## Start DATA SEGMENT

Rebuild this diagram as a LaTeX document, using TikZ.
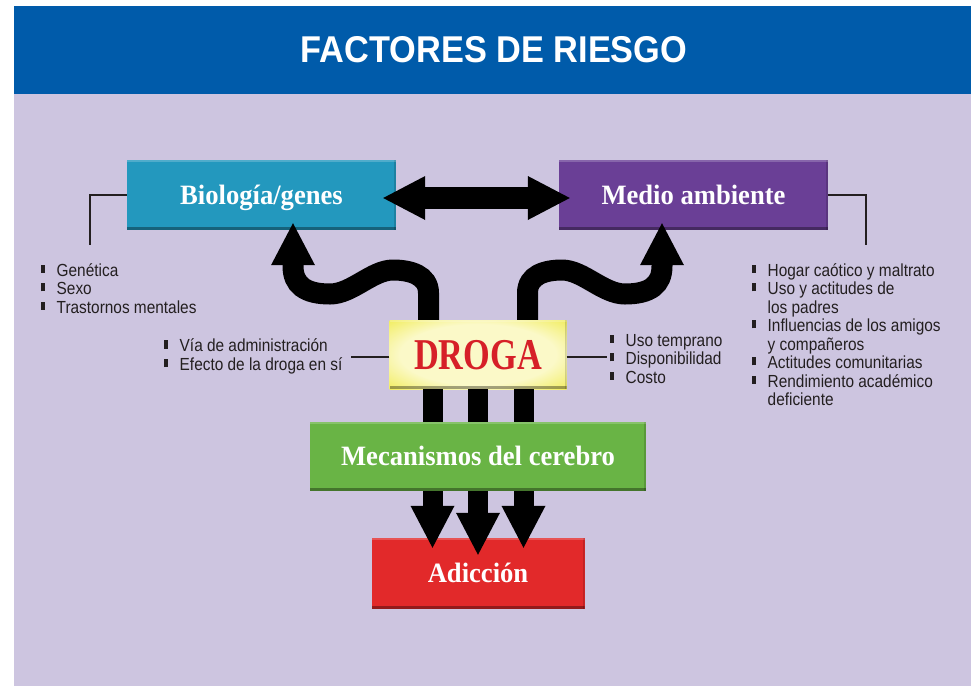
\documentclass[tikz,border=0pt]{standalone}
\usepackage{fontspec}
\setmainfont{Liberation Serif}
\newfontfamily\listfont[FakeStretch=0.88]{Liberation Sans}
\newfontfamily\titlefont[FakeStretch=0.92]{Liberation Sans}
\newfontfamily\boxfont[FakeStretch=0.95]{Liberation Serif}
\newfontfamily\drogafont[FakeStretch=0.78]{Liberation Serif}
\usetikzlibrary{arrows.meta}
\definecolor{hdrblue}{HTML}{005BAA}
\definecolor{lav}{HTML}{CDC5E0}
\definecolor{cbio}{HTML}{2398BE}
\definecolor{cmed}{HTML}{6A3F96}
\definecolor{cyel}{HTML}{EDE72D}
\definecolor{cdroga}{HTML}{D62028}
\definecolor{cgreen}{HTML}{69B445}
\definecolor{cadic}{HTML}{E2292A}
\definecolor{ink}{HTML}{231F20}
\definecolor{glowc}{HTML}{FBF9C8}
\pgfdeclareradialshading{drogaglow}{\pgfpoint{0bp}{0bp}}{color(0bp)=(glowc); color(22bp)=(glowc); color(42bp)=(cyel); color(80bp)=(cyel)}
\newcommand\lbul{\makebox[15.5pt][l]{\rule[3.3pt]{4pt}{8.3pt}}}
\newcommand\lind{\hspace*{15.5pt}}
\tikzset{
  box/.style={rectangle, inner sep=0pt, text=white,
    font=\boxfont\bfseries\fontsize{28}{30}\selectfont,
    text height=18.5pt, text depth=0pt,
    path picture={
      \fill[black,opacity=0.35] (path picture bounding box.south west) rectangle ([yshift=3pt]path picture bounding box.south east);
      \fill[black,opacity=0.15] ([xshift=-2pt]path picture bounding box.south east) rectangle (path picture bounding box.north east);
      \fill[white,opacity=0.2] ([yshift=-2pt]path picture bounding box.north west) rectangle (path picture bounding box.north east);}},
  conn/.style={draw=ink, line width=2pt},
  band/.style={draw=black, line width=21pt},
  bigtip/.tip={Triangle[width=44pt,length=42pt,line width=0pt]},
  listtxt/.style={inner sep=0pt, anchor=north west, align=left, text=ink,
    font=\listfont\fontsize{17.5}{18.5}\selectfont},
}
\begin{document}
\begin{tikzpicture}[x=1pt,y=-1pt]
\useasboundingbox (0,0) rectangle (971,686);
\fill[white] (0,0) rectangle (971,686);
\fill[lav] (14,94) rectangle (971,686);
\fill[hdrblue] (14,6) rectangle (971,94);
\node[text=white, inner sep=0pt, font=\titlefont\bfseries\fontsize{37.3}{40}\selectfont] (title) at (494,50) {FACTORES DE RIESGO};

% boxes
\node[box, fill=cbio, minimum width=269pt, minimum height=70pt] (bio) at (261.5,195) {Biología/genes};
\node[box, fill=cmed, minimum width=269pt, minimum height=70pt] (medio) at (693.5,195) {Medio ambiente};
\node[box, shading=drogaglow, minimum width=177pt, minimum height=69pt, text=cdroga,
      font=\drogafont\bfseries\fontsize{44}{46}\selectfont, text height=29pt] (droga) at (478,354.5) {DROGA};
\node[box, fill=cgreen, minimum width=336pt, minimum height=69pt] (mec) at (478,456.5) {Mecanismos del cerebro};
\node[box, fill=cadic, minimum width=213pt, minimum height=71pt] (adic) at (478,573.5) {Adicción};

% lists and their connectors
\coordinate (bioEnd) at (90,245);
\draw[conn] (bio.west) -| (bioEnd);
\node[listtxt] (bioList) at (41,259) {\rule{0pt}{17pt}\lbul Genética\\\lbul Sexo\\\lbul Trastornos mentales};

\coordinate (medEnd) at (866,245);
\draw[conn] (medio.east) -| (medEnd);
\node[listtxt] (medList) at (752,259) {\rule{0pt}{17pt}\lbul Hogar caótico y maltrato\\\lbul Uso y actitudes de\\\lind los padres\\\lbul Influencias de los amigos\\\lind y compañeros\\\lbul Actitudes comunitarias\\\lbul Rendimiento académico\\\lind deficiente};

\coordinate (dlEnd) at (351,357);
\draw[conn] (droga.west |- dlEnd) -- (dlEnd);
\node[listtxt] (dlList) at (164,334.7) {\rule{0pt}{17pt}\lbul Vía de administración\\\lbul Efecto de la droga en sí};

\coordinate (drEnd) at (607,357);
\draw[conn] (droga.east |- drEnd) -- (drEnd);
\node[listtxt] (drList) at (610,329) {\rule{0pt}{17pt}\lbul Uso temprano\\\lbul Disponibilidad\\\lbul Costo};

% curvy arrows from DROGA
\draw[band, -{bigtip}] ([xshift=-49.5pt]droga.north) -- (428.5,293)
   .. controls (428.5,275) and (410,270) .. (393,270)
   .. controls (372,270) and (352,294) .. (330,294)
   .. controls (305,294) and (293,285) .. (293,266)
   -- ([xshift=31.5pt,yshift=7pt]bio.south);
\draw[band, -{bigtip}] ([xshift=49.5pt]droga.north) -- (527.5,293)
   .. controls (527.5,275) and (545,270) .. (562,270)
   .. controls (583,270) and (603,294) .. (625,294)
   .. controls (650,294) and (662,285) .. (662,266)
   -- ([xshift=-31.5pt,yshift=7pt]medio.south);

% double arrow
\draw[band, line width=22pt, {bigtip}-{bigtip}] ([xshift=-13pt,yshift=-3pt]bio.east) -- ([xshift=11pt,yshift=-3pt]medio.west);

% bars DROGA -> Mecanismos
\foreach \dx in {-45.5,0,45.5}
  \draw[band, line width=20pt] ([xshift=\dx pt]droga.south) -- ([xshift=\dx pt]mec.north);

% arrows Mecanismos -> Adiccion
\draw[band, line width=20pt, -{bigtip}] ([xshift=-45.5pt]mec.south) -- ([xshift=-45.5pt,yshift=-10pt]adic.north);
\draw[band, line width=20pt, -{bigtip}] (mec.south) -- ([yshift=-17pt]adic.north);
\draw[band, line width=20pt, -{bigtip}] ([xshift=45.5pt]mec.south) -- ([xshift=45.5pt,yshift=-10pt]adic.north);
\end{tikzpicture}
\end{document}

## End DATA SEGMENT

## DESCRIPTION OF THE TASK
Without the pictures, please reproduce each line of the listing above exactly, from the first one through the line bearing "(title) at (494,50)".

## ANSWER IN FULL
Rebuild this diagram as a LaTeX document, using TikZ.
\documentclass[tikz,border=0pt]{standalone}
\usepackage{fontspec}
\setmainfont{Liberation Serif}
\newfontfamily\listfont[FakeStretch=0.88]{Liberation Sans}
\newfontfamily\titlefont[FakeStretch=0.92]{Liberation Sans}
\newfontfamily\boxfont[FakeStretch=0.95]{Liberation Serif}
\newfontfamily\drogafont[FakeStretch=0.78]{Liberation Serif}
\usetikzlibrary{arrows.meta}
\definecolor{hdrblue}{HTML}{005BAA}
\definecolor{lav}{HTML}{CDC5E0}
\definecolor{cbio}{HTML}{2398BE}
\definecolor{cmed}{HTML}{6A3F96}
\definecolor{cyel}{HTML}{EDE72D}
\definecolor{cdroga}{HTML}{D62028}
\definecolor{cgreen}{HTML}{69B445}
\definecolor{cadic}{HTML}{E2292A}
\definecolor{ink}{HTML}{231F20}
\definecolor{glowc}{HTML}{FBF9C8}
\pgfdeclareradialshading{drogaglow}{\pgfpoint{0bp}{0bp}}{color(0bp)=(glowc); color(22bp)=(glowc); color(42bp)=(cyel); color(80bp)=(cyel)}
\newcommand\lbul{\makebox[15.5pt][l]{\rule[3.3pt]{4pt}{8.3pt}}}
\newcommand\lind{\hspace*{15.5pt}}
\tikzset{
  box/.style={rectangle, inner sep=0pt, text=white,
    font=\boxfont\bfseries\fontsize{28}{30}\selectfont,
    text height=18.5pt, text depth=0pt,
    path picture={
      \fill[black,opacity=0.35] (path picture bounding box.south west) rectangle ([yshift=3pt]path picture bounding box.south east);
      \fill[black,opacity=0.15] ([xshift=-2pt]path picture bounding box.south east) rectangle (path picture bounding box.north east);
      \fill[white,opacity=0.2] ([yshift=-2pt]path picture bounding box.north west) rectangle (path picture bounding box.north east);}},
  conn/.style={draw=ink, line width=2pt},
  band/.style={draw=black, line width=21pt},
  bigtip/.tip={Triangle[width=44pt,length=42pt,line width=0pt]},
  listtxt/.style={inner sep=0pt, anchor=north west, align=left, text=ink,
    font=\listfont\fontsize{17.5}{18.5}\selectfont},
}
\begin{document}
\begin{tikzpicture}[x=1pt,y=-1pt]
\useasboundingbox (0,0) rectangle (971,686);
\fill[white] (0,0) rectangle (971,686);
\fill[lav] (14,94) rectangle (971,686);
\fill[hdrblue] (14,6) rectangle (971,94);
\node[text=white, inner sep=0pt, font=\titlefont\bfseries\fontsize{37.3}{40}\selectfont] (title) at (494,50) {FACTORES DE RIESGO};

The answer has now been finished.